FEBRUARY 7, 2012
More than 400 attend second annual UC Global Health Day
![]() |
| Martha Campbell (left) and Claire Norris (right) of the Bixby Center, with visiting scholar Dr. Juan Garay. Campbell chaired the second plenary session at the UC Global Health Day. |
The second annual UC Global Health Day, hosted at Berkeley on Saturday, February 4, was a sold-out event attended by more than 250 students, as well as UC faculty, staff, and international participants. This year’s event focused on population growth and its impact on health worldwide, and was a showcase for global health research being undertaken by graduate students, postdoctoral fellows, and junior faculty across the UC campuses.
Two special sessions in the morning featured prominent speakers from the United States and abroad. UC Berkeley School of Public Health Professor Malcolm Potts, director and founder of the Bixby Center for Population, Health & Sustainability chaired the first session on population, consumption, and human wellbeing. Martha Campbell, lecturer in global health at the UC Berkeley School of Public Health, chaired the second morning session, Consequences of High Fertility and Population Growth: The Special Case of Africa.
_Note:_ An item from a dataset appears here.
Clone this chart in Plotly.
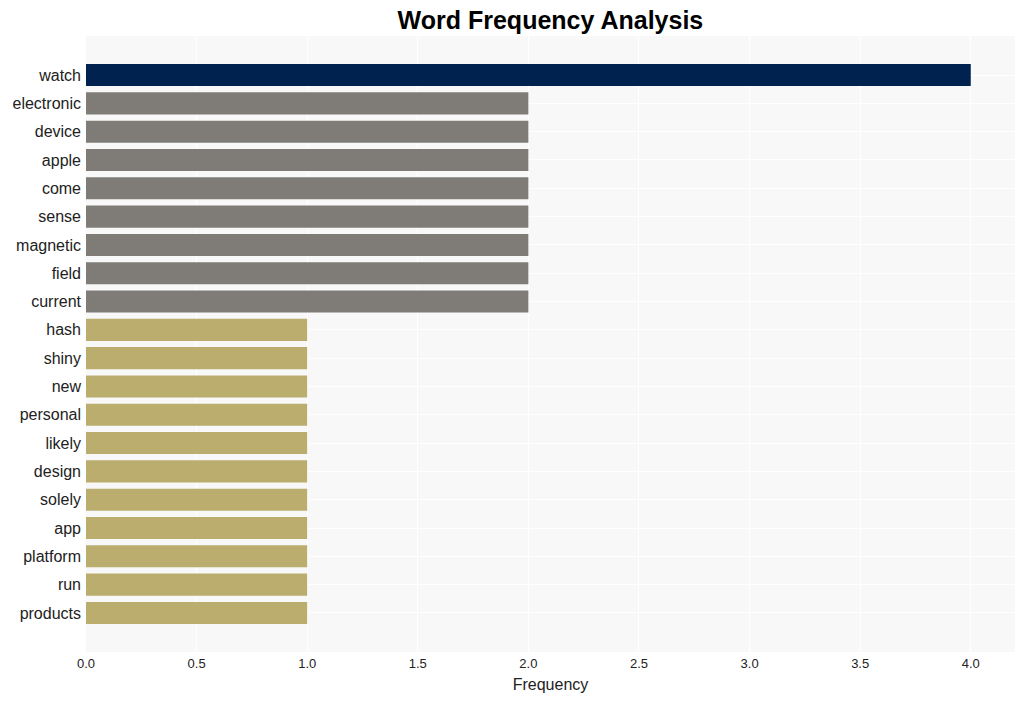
import plotly.graph_objects as go

words = ["watch", "electronic", "device", "apple", "come", "sense", "magnetic", "field",
         "current", "hash", "shiny", "new", "personal", "likely", "design", "solely",
         "app", "platform", "run", "products"]
freqs = [4, 2, 2, 2, 2, 2, 2, 2, 2, 1, 1, 1, 1, 1, 1, 1, 1, 1, 1, 1]
x_ticks = [0, 0.5, 1, 1.5, 2, 2.5, 3, 3.5, 4]

def color_for(v):
    if v >= 4:
        return "#00224e"
    if v >= 2:
        return "#7f7c78"
    return "#bbad6e"

w = words[::-1]
f = freqs[::-1]

fig = go.Figure(go.Bar(
    x=f, y=w, orientation="h",
    marker=dict(color=[color_for(v) for v in f], line=dict(width=0)),
    width=0.78,
))
fig.update_layout(
    width=1025, height=701,
    margin=dict(l=86, r=10, t=36, b=49),
    paper_bgcolor="white",
    plot_bgcolor="#f8f8f8",
    font=dict(family="Liberation Sans, Arial, sans-serif", color="#222"),
    title=dict(text="<b>Word Frequency Analysis</b>", x=0.537, xanchor="center",
               y=0.983, yanchor="top", font=dict(size=25, color="black")),
    showlegend=False,
    bargap=0.22,
)
fig.update_xaxes(range=[0, 4.2], tickvals=x_ticks,
                 ticktext=[f"{v:.1f}" for v in x_ticks],
                 gridcolor="white", gridwidth=1, zeroline=False,
                 title=dict(text="Frequency", font=dict(size=16), standoff=8),
                 tickfont=dict(size=13), ticks="", ticklabelstandoff=2)
fig.update_yaxes(range=[-1.38, 20.38], gridcolor="white", gridwidth=1,
                 tickfont=dict(size=16), ticks="", ticklabelstandoff=4)
fig.write_html("out.html")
"The future of many African nations hinges on the policies that African governments develop and the investment the international community is prepared to make around voluntary family planning," said Campbell.
Sir John E. Sulston, the 2002 Nobel laureate in medicine, was the first keynote speaker. He chairs the People and the Planet Working Group of the Royal Society, London. Eliya Msiyaphazi Zulu, executive director of the African Institute for Development Policy, Nairobi, and president of the Union for African Population Studies, Kenya, was the second keynote speaker.
Both morning plenary sessions also featured prominent scientists from several UC campuses, including Dr. Ndola Prata, associate professor in residence, and scientific director of the Bixby Center. The afternoon break-out sessions covered a broad range of global health topics presented by faculty and students from across the UC system.
"Students and young faculty are the main drivers behind the incredible growth in global health research and education programs on UC campuses," said Dr. Haile Debas, director of the UC Global Health Institute and former chancellor and dean of the School of Medicine at UCSF. "UC Global Health Day provides a forum to share their research and ignite collaborations that could lead to innovations in addressing major health problems in developing countries."
The conference was sponsored by the UC Global Health Institute, in partnership with the UC Berkeley Center for Global Public Health, UC Berkeley Bixby Center for Population, Health & Sustainability, and the Northern California International Health Interest Group.